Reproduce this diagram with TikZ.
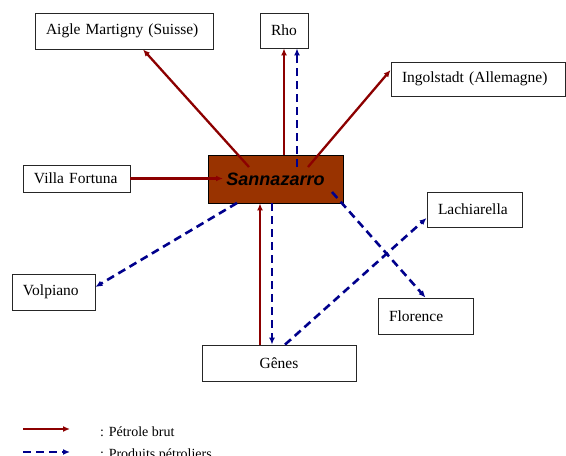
\documentclass[tikz,border=0pt]{standalone}
\usepackage{fontspec}
\setmainfont{Liberation Serif}
\newfontfamily\arialfont{Liberation Sans}
\usetikzlibrary{arrows.meta,calc}
\definecolor{crude}{RGB}{140,0,0}
\definecolor{prod}{RGB}{0,0,140}
\definecolor{refbox}{RGB}{153,51,0}
\tikzset{
  place/.style={draw=black!85, line width=0.8pt, fill=white, inner xsep=11pt, inner ysep=0pt,
    align=left, font=\fontsize{15.5}{18}\selectfont},
  crudeline/.style={draw=crude, line width=2.3pt, -{Latex[length=7pt,width=6pt]}},
  prodline/.style={draw=prod, line width=2.6pt, dash pattern=on 8pt off 5pt, -{Latex[length=7pt,width=6pt]}},
}
\begin{document}
\begin{tikzpicture}[x=1pt,y=1pt]
\useasboundingbox (0,0) rectangle (566,-456);
\clip (0,0) rectangle (566,-456);
% places
\node[place, text width=156pt, minimum height=36pt] (aigle) at (124,-31) {Aigle Martigny (Suisse)};
\node[place, align=center, inner xsep=0pt, minimum width=48pt, minimum height=35pt] (rho) at (284,-30.5) {Rho};
\node[place, text width=152pt, minimum height=34pt] (ing) at (478,-79) {Ingolstadt (Allemagne)};
\node[place, text width=85pt, minimum height=27pt] (villa) at (76.5,-178.5) {Villa Fortuna};
\node[place, text width=61pt, minimum height=36pt] (volp) at (53.5,-292) {Volpiano};
\node[place, text width=73pt, minimum height=35pt] (lach) at (474.5,-209.5) {Lachiarella};
\node[place, text width=73pt, minimum height=36pt] (flor) at (425.5,-316) {Florence};
\node[place, align=center, inner xsep=0pt, minimum width=154pt, minimum height=36pt] (genes) at (279,-363) {Gênes};
\node[draw=black, line width=0.8pt, fill=refbox, minimum width=135pt, minimum height=48pt, inner sep=0pt,
  font=\arialfont\bfseries\itshape\fontsize{18}{20}\selectfont] (sann) at (275.5,-179) {Sannazarro};
% coordinates inside the refinery box
\coordinate (sA) at (249,-167);
\coordinate (sR) at (297,-167);
\coordinate (sI) at (308,-167);
\coordinate (sV) at (223,-178.5);
\coordinate (sP) at (237,-203);
\coordinate (sF) at (332,-192);
% crude oil
\draw[crudeline] (sA) -- ([xshift=19pt]aigle.south);
\draw[crudeline] ([xshift=8.5pt]sann.north) -- (rho.south);
\draw[crudeline] (sI) -- ([yshift=9pt]ing.west);
\draw[crudeline] (villa.east) -- (sV);
\draw[crudeline] ([xshift=-19pt]genes.north) -- ([xshift=-15.5pt]sann.south);
% products
\draw[prodline] (sR) -- (sR |- rho.south);
\draw[prodline] (sP) -- ([yshift=5pt]volp.east);
\draw[prodline] ([xshift=-3.5pt]sann.south) -- ([xshift=-7pt]genes.north);
\draw[prodline] ([xshift=6pt]genes.north) -- ([yshift=-8.5pt]lach.west);
\draw[prodline] (sF) -- (flor.north);
% legend
\coordinate (l1a) at (23,-429);
\coordinate (l1b) at (70,-429);
\coordinate (l2a) at (23,-452);
\coordinate (l2b) at (70,-452);
\draw[crudeline] (l1a) -- (l1b);
\draw[prodline] (l2a) -- (l2b);
\node[anchor=base west, inner sep=0pt, font=\fontsize{14}{16}\selectfont] (t1) at (100,-436) {: Pétrole brut};
\node[anchor=base west, inner sep=0pt, font=\fontsize{14}{16}\selectfont] (t2) at (100,-458) {: Produits pétroliers};
\end{tikzpicture}
\end{document}
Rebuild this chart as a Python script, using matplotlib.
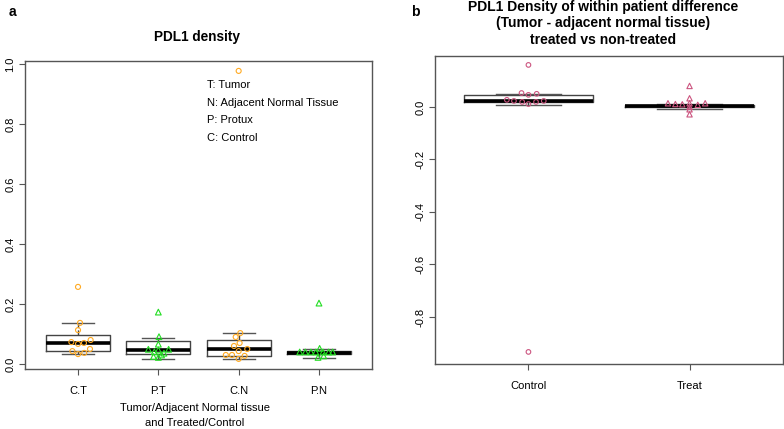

■ ■ ■ ■ ■

- GIVEN TASK -
Copy every record above exactly as written, but leave out the pictures.

- WRITTEN SOLUTION -
Reproduce this diagram with TikZ.
\documentclass[tikz,border=0pt]{standalone}
\usepackage{fontspec}
\setmainfont{Liberation Serif}
\newfontfamily\arialfont{Liberation Sans}
\usetikzlibrary{arrows.meta,calc}
\definecolor{crude}{RGB}{140,0,0}
\definecolor{prod}{RGB}{0,0,140}
\definecolor{refbox}{RGB}{153,51,0}
\tikzset{
  place/.style={draw=black!85, line width=0.8pt, fill=white, inner xsep=11pt, inner ysep=0pt,
    align=left, font=\fontsize{15.5}{18}\selectfont},
  crudeline/.style={draw=crude, line width=2.3pt, -{Latex[length=7pt,width=6pt]}},
  prodline/.style={draw=prod, line width=2.6pt, dash pattern=on 8pt off 5pt, -{Latex[length=7pt,width=6pt]}},
}
\begin{document}
\begin{tikzpicture}[x=1pt,y=1pt]
\useasboundingbox (0,0) rectangle (566,-456);
\clip (0,0) rectangle (566,-456);
% places
\node[place, text width=156pt, minimum height=36pt] (aigle) at (124,-31) {Aigle Martigny (Suisse)};
\node[place, align=center, inner xsep=0pt, minimum width=48pt, minimum height=35pt] (rho) at (284,-30.5) {Rho};
\node[place, text width=152pt, minimum height=34pt] (ing) at (478,-79) {Ingolstadt (Allemagne)};
\node[place, text width=85pt, minimum height=27pt] (villa) at (76.5,-178.5) {Villa Fortuna};
\node[place, text width=61pt, minimum height=36pt] (volp) at (53.5,-292) {Volpiano};
\node[place, text width=73pt, minimum height=35pt] (lach) at (474.5,-209.5) {Lachiarella};
\node[place, text width=73pt, minimum height=36pt] (flor) at (425.5,-316) {Florence};
\node[place, align=center, inner xsep=0pt, minimum width=154pt, minimum height=36pt] (genes) at (279,-363) {Gênes};
\node[draw=black, line width=0.8pt, fill=refbox, minimum width=135pt, minimum height=48pt, inner sep=0pt,
  font=\arialfont\bfseries\itshape\fontsize{18}{20}\selectfont] (sann) at (275.5,-179) {Sannazarro};
% coordinates inside the refinery box
\coordinate (sA) at (249,-167);
\coordinate (sR) at (297,-167);
\coordinate (sI) at (308,-167);
\coordinate (sV) at (223,-178.5);
\coordinate (sP) at (237,-203);
\coordinate (sF) at (332,-192);
% crude oil
\draw[crudeline] (sA) -- ([xshift=19pt]aigle.south);
\draw[crudeline] ([xshift=8.5pt]sann.north) -- (rho.south);
\draw[crudeline] (sI) -- ([yshift=9pt]ing.west);
\draw[crudeline] (villa.east) -- (sV);
\draw[crudeline] ([xshift=-19pt]genes.north) -- ([xshift=-15.5pt]sann.south);
% products
\draw[prodline] (sR) -- (sR |- rho.south);
\draw[prodline] (sP) -- ([yshift=5pt]volp.east);
\draw[prodline] ([xshift=-3.5pt]sann.south) -- ([xshift=-7pt]genes.north);
\draw[prodline] ([xshift=6pt]genes.north) -- ([yshift=-8.5pt]lach.west);
\draw[prodline] (sF) -- (flor.north);
% legend
\coordinate (l1a) at (23,-429);
\coordinate (l1b) at (70,-429);
\coordinate (l2a) at (23,-452);
\coordinate (l2b) at (70,-452);
\draw[crudeline] (l1a) -- (l1b);
\draw[prodline] (l2a) -- (l2b);
\node[anchor=base west, inner sep=0pt, font=\fontsize{14}{16}\selectfont] (t1) at (100,-436) {: Pétrole brut};
\node[anchor=base west, inner sep=0pt, font=\fontsize{14}{16}\selectfont] (t2) at (100,-458) {: Produits pétroliers};
\end{tikzpicture}
\end{document}
Rebuild this chart as a Python script, using matplotlib.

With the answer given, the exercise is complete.